Aspect	Emscripten	WASI
Factory	`createWasmBin(source, wasm, glue, opts)`	`createWasiBin(source, wasm, opts)`
Executor	`wasmExec()`	`wasiExec()`
File I/O	Copy-in/copy-out via MEMFS	Direct `proc.fs.*` routing via `WasiHost`
Asyncify	Compiled in (`-sASYNCIFY`)	Post-processed (`wasm-opt --asyncify`)
Asyncify driver	Emscripten’s `Asyncify` wrapper	`RawAsyncify` (binaryen ABI)
Glue file	`.mjs` (required)	None
TTY	Full (termios, ioctl)	Not supported
Rust target	`wasm32-unknown-emscripten`	`wasm32-wasip1`

Debugging

Asyncify Crashes: RuntimeError: unreachable

This almost always means a function in the WASM→JS call chain is suspending via handleSleep but isn’t listed in ASYNCIFY_IMPORTS. Check:

Which JS import is calling handleSleep?
Is that import’s name in -sASYNCIFY_IMPORTS?
Use -sASYNCIFY_ADVISE to see which functions Emscripten thinks need instrumentation.

Program Hangs (No Output)

Is ttyMode correct? A raw-mode program compiled without -sASYNCIFY will hang on the first read().
Are preload paths correct? Missing files cause silent fopen() failures.
Is select() involved?
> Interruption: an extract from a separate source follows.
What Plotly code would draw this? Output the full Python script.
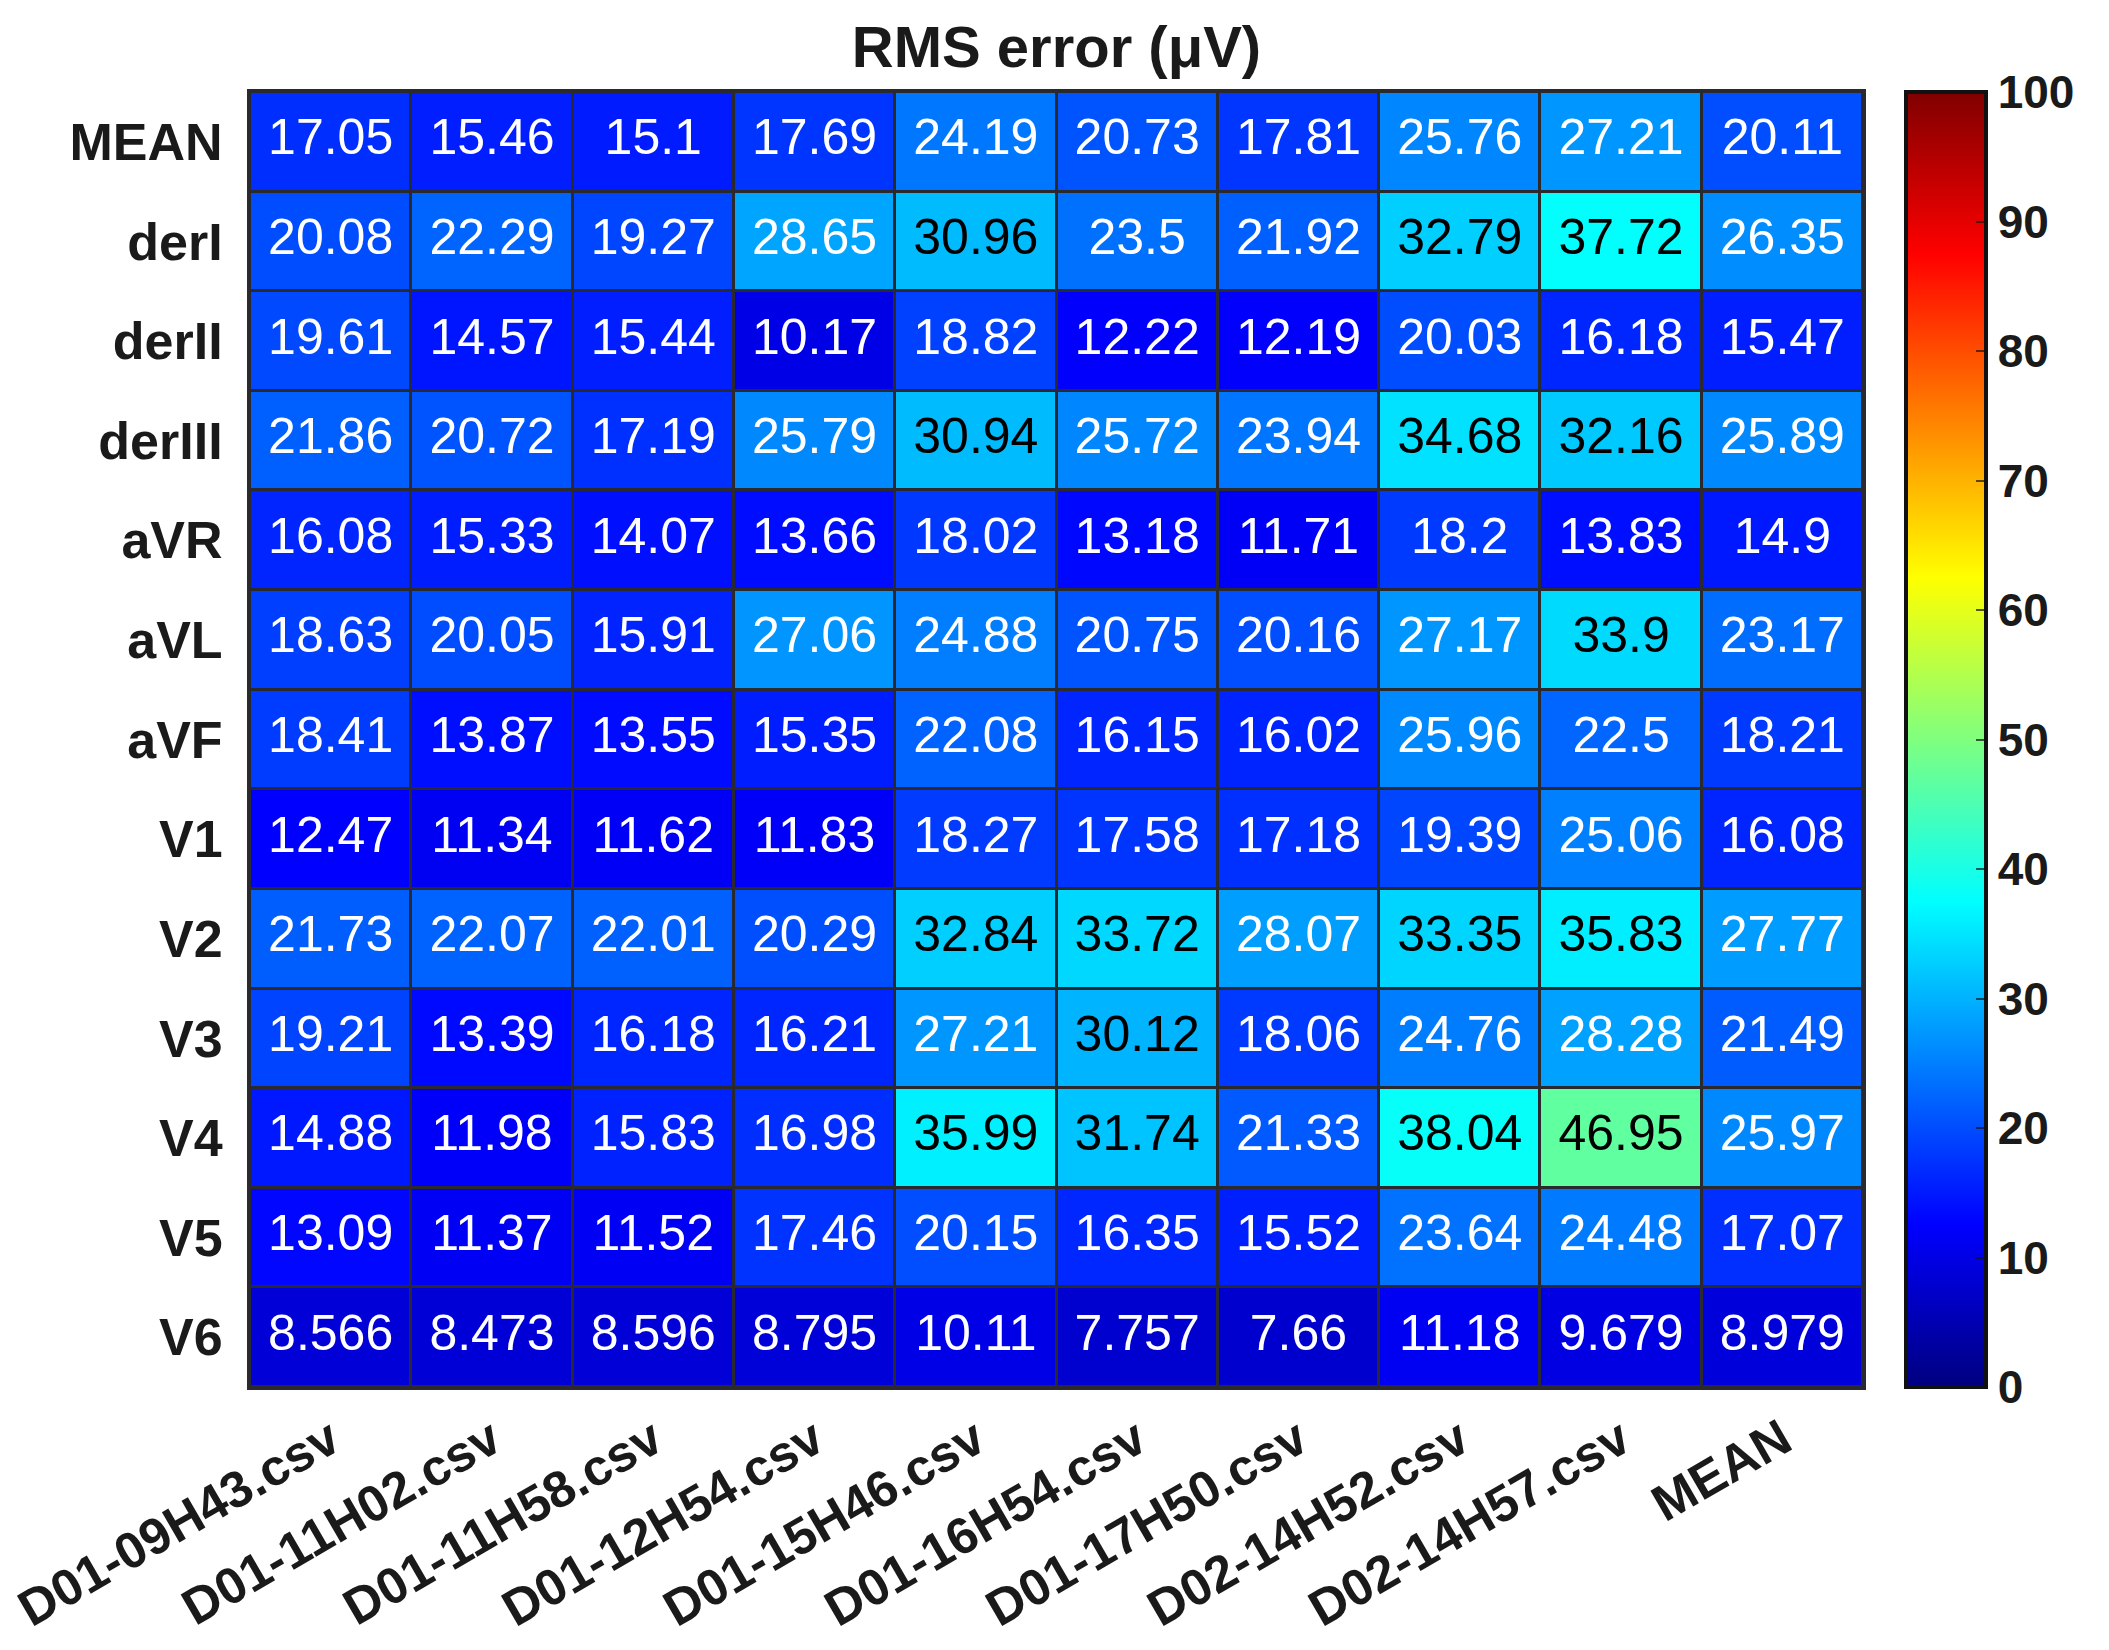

If so, you need asyncify-select.js.
Build with -O0 -g for better stack traces.

Wrong Exit Code

Emscripten’s exit() throws an ExitStatus exception. wasmExec and runWithAsyncify catch this and extract the status code. If you see unexpected exit codes, check that your C program calls exit() or returns from main() — not abort().

Files Not Syncing Back

Is the file’s parent directory in preloadPaths?
Did the C program actually close the file? (fclose() / close())
New files only sync back if they’re in a preloaded directory. A file created in /foo/bar/ won’t sync unless /foo/bar or /foo was preloaded.